Les ONG sont bien placées pour savoir quelles sont les difficultés auxquelles on peut être confronté dans les pays moins avancés ou les zones de conflit. Elles savent aussi que certains risques, comme la corruption, ne peuvent pas toujours être entière­ment éliminés. C’est plutôt aux auteurs de l’initiative qu’il faut demander pourquoi les ONG doivent être exclues de son champ d’application.

Le Conseil fédéral, le Parlement et vous-même plaidez pour un non à l’initiative. Vous dites «un non à l’initiative, c’est un oui au contre-projet». En quoi le contre-projet est-il une meilleure solution?

Avec le contre-projet, nous corrigeons ce qui doit l’être. Nous passons de mesures volontaires à des obligations renforcées. Le contre-projet garantit davantage de transparence et une meilleure protection des droits de l’homme et de l’environnement. Il privilégie le dialogue plutôt que le dépôt de plaintes. Enfin, il fait en sorte que les entreprises suisses ne soient ni avantagées, ni désavantagées face à leurs concurrents étrangers. C’est important, particulièrement dans cette période difficile. Le contre-projet parle au cœur et à la raison.

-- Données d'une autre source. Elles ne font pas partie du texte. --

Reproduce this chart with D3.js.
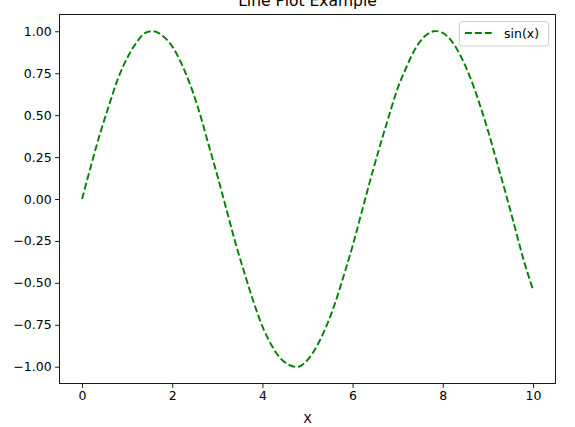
<!DOCTYPE html>
<html>
<head>
<meta charset="utf-8">
<script src="https://cdn.jsdelivr.net/npm/d3@7"></script>
<style>
  body { margin: 0; background: #fff; }
  svg { display: block; font-family: "DejaVu Sans", sans-serif; }
</style>
</head>
<body>
<div id="chart"></div>
<script>
// values, x step 0.2
var xValues = [0, 0.2, 0.4, 0.6, 0.8, 1.0, 1.2, 1.4, 1.6, 1.8, 2.0, 2.2, 2.4, 2.6, 2.8, 3.0,
    3.2, 3.4, 3.6, 3.8, 4.0, 4.2, 4.4, 4.6, 4.8, 5.0, 5.2, 5.4, 5.6, 5.8, 6.0, 6.2, 6.4,
    6.6, 6.8, 7.0, 7.2, 7.4, 7.6, 7.8, 8.0, 8.2, 8.4, 8.6, 8.8, 9.0, 9.2, 9.4, 9.6, 9.8, 10.0];
var sinValues = [0.00, 0.20, 0.39, 0.56, 0.72, 0.84, 0.93, 0.99, 1.00, 0.97, 0.91, 0.81, 0.68,
    0.52, 0.33, 0.14, -0.06, -0.26, -0.44, -0.61, -0.76, -0.87, -0.95, -0.99, -1.00, -0.96,
    -0.88, -0.77, -0.63, -0.46, -0.28, -0.08, 0.12, 0.31, 0.49, 0.66, 0.79, 0.90, 0.97, 1.00,
    0.99, 0.94, 0.85, 0.73, 0.58, 0.41, 0.22, 0.03, -0.17, -0.37, -0.54];
var xTicks = [0, 2, 4, 6, 8, 10];
var yTicks = [-1.00, -0.75, -0.50, -0.25, 0.00, 0.25, 0.50, 0.75, 1.00];
var seriesName = "sin(x)";
var chartTitle = "Line Plot Example";
var xLabel = "X";

var width = 575, height = 427;
var margin = {top: 14.5, right: 19.5, bottom: 43.5, left: 59.5};
var w = width - margin.left - margin.right;
var h = height - margin.top - margin.bottom;

var svg = d3.select("#chart").append("svg")
    .attr("width", width)
    .attr("height", height);

var x = d3.scaleLinear().domain([-0.5, 10.5]).range([0, w]);
var y = d3.scaleLinear().domain([-1.1, 1.1]).range([h, 0]);

var plot = svg.append("g")
    .attr("transform", `translate(${margin.left},${margin.top})`);

var data = xValues.map((d, i) => ({x: d, y: sinValues[i]}));

var line = d3.line()
    .x(d => x(d.x))
    .y(d => y(d.y))
    .curve(d3.curveCatmullRom);

plot.append("path")
    .datum(data)
    .attr("fill", "none")
    .attr("stroke", "#008000")
    .attr("stroke-width", 1.9)
    .attr("stroke-dasharray", "6.9,3")
    .attr("d", line);

// axes
var fmtY = d => d3.format(".2f")(d).replace("-", "\u2212");

var xAxis = plot.append("g")
    .attr("transform", `translate(0,${h})`)
    .call(d3.axisBottom(x).tickValues(xTicks).tickSize(4.4).tickPadding(3.5).tickFormat(d3.format("d")));

var yAxis = plot.append("g")
    .call(d3.axisLeft(y).tickValues(yTicks).tickSize(4.4).tickPadding(3.5).tickFormat(fmtY));

[xAxis, yAxis].forEach(a => {
    a.select(".domain").remove();
    a.selectAll("line").attr("stroke", "#000").attr("stroke-width", 0.9);
    a.selectAll("text").attr("fill", "#000").style("font-size", "12.5px")
        .style("font-family", "DejaVu Sans");
});

// frame
plot.append("rect")
    .attr("width", w)
    .attr("height", h)
    .attr("fill", "none")
    .attr("stroke", "#000")
    .attr("stroke-width", 0.9);

// title & label (title is clipped at the top edge, like the original)
svg.append("text")
    .attr("x", margin.left + w / 2)
    .attr("y", 6)
    .attr("text-anchor", "middle")
    .style("font-size", "15.5px")
    .text(chartTitle);

svg.append("text")
    .attr("x", margin.left + w / 2)
    .attr("y", 423)
    .attr("text-anchor", "middle")
    .style("font-size", "12.5px")
    .text(xLabel);

// legend
var legend = svg.append("g")
    .attr("transform", "translate(459.5,21.5)");

legend.append("rect")
    .attr("width", 89)
    .attr("height", 24.5)
    .attr("rx", 2.5)
    .attr("fill", "#fff")
    .attr("fill-opacity", 0.8)
    .attr("stroke", "#cccccc")
    .attr("stroke-width", 0.9);

legend.append("line")
    .attr("x1", 5.5)
    .attr("x2", 33.5)
    .attr("y1", 11.5)
    .attr("y2", 11.5)
    .attr("stroke", "#008000")
    .attr("stroke-width", 1.9)
    .attr("stroke-dasharray", "6.9,3");

legend.append("text")
    .attr("x", 44.5)
    .attr("y", 16)
    .style("font-size", "12.5px")
    .text(seriesName);
</script>
</body>
</html>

Interview: Gerhard Enggist

posItion de l’usam

L’usam rejette également l’initiative sur les entreprises responsables. La Chambre suisse des arts et métiers, le parlement de l’usam, a pris position lors du Congrès de Fribourg. L’initiative pose problème du point de vue de la «Chambre». La Suisse serait obligée de faire cavalier seul, le fardeau de la preuve serait inversé et la réglementation de toute la chaîne d’approvisionnement devrait être intégrée à la législation suisse.